# What is required:
Set down the data below without change, skipping the pictures it holds.

# Supplied material:
::::::::

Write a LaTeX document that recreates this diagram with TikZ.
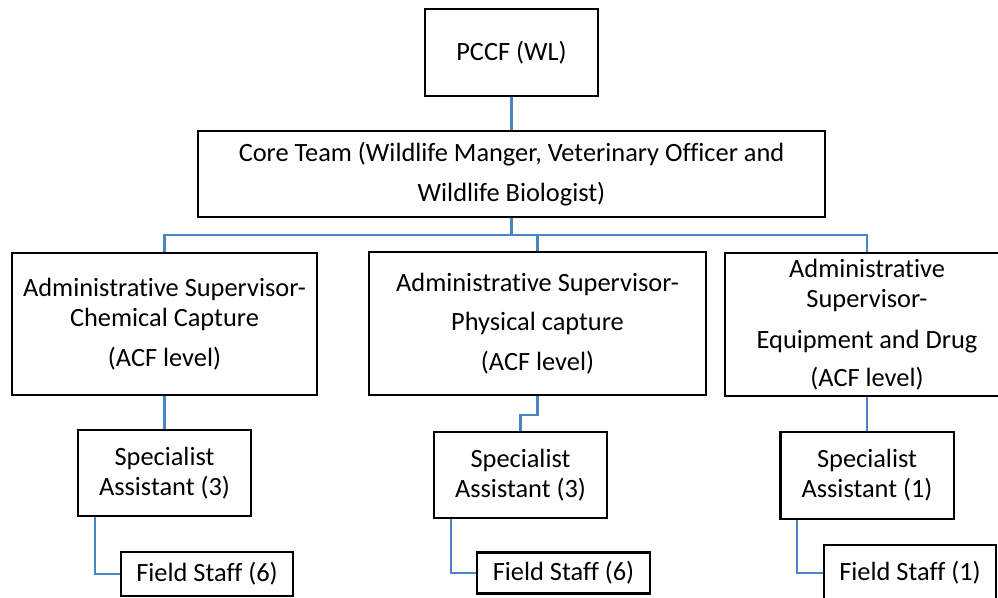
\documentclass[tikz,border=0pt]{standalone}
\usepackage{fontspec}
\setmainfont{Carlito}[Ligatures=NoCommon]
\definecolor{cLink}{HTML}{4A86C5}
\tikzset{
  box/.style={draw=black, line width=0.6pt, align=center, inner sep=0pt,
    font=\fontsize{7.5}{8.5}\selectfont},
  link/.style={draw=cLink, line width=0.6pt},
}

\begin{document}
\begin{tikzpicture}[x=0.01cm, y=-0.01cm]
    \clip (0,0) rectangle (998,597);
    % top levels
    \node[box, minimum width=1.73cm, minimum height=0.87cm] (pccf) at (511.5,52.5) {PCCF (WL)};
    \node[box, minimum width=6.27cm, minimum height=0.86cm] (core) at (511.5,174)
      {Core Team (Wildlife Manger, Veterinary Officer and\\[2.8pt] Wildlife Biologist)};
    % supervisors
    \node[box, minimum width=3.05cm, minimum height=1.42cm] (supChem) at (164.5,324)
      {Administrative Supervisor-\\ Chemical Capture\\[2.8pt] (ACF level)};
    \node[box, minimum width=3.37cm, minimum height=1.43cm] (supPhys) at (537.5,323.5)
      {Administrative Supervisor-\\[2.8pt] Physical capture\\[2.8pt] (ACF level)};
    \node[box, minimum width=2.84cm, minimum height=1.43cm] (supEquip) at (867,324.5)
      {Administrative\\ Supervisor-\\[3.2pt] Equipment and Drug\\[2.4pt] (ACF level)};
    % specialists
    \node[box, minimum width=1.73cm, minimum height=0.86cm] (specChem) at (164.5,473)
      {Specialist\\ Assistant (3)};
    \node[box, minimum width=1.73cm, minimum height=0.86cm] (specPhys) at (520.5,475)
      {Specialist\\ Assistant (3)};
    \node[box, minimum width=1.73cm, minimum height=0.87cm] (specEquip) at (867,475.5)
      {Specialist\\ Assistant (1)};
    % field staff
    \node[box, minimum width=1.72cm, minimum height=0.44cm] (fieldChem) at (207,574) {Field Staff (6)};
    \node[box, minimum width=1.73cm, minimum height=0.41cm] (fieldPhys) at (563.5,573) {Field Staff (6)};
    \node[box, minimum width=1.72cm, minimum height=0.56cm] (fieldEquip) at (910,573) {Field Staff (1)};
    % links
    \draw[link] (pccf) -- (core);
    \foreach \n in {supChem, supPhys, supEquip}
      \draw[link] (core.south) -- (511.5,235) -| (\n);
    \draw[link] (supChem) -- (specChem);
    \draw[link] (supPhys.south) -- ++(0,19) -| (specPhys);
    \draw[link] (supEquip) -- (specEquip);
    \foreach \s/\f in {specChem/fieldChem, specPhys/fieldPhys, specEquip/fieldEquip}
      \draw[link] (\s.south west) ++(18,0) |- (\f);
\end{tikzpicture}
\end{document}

::::::::

# Answer to this task:
Write a LaTeX document that recreates this diagram with TikZ.
\documentclass[tikz,border=0pt]{standalone}
\usepackage{fontspec}
\setmainfont{Carlito}[Ligatures=NoCommon]
\definecolor{cLink}{HTML}{4A86C5}
\tikzset{
  box/.style={draw=black, line width=0.6pt, align=center, inner sep=0pt,
    font=\fontsize{7.5}{8.5}\selectfont},
  link/.style={draw=cLink, line width=0.6pt},
}

\begin{document}
\begin{tikzpicture}[x=0.01cm, y=-0.01cm]
    \clip (0,0) rectangle (998,597);
    % top levels
    \node[box, minimum width=1.73cm, minimum height=0.87cm] (pccf) at (511.5,52.5) {PCCF (WL)};
    \node[box, minimum width=6.27cm, minimum height=0.86cm] (core) at (511.5,174)
      {Core Team (Wildlife Manger, Veterinary Officer and\\[2.8pt] Wildlife Biologist)};
    % supervisors
    \node[box, minimum width=3.05cm, minimum height=1.42cm] (supChem) at (164.5,324)
      {Administrative Supervisor-\\ Chemical Capture\\[2.8pt] (ACF level)};
    \node[box, minimum width=3.37cm, minimum height=1.43cm] (supPhys) at (537.5,323.5)
      {Administrative Supervisor-\\[2.8pt] Physical capture\\[2.8pt] (ACF level)};
    \node[box, minimum width=2.84cm, minimum height=1.43cm] (supEquip) at (867,324.5)
      {Administrative\\ Supervisor-\\[3.2pt] Equipment and Drug\\[2.4pt] (ACF level)};
    % specialists
    \node[box, minimum width=1.73cm, minimum height=0.86cm] (specChem) at (164.5,473)
      {Specialist\\ Assistant (3)};
    \node[box, minimum width=1.73cm, minimum height=0.86cm] (specPhys) at (520.5,475)
      {Specialist\\ Assistant (3)};
    \node[box, minimum width=1.73cm, minimum height=0.87cm] (specEquip) at (867,475.5)
      {Specialist\\ Assistant (1)};
    % field staff
    \node[box, minimum width=1.72cm, minimum height=0.44cm] (fieldChem) at (207,574) {Field Staff (6)};
    \node[box, minimum width=1.73cm, minimum height=0.41cm] (fieldPhys) at (563.5,573) {Field Staff (6)};
    \node[box, minimum width=1.72cm, minimum height=0.56cm] (fieldEquip) at (910,573) {Field Staff (1)};
    % links
    \draw[link] (pccf) -- (core);
    \foreach \n in {supChem, supPhys, supEquip}
      \draw[link] (core.south) -- (511.5,235) -| (\n);
    \draw[link] (supChem) -- (specChem);
    \draw[link] (supPhys.south) -- ++(0,19) -| (specPhys);
    \draw[link] (supEquip) -- (specEquip);
    \foreach \s/\f in {specChem/fieldChem, specPhys/fieldPhys, specEquip/fieldEquip}
      \draw[link] (\s.south west) ++(18,0) |- (\f);
\end{tikzpicture}
\end{document}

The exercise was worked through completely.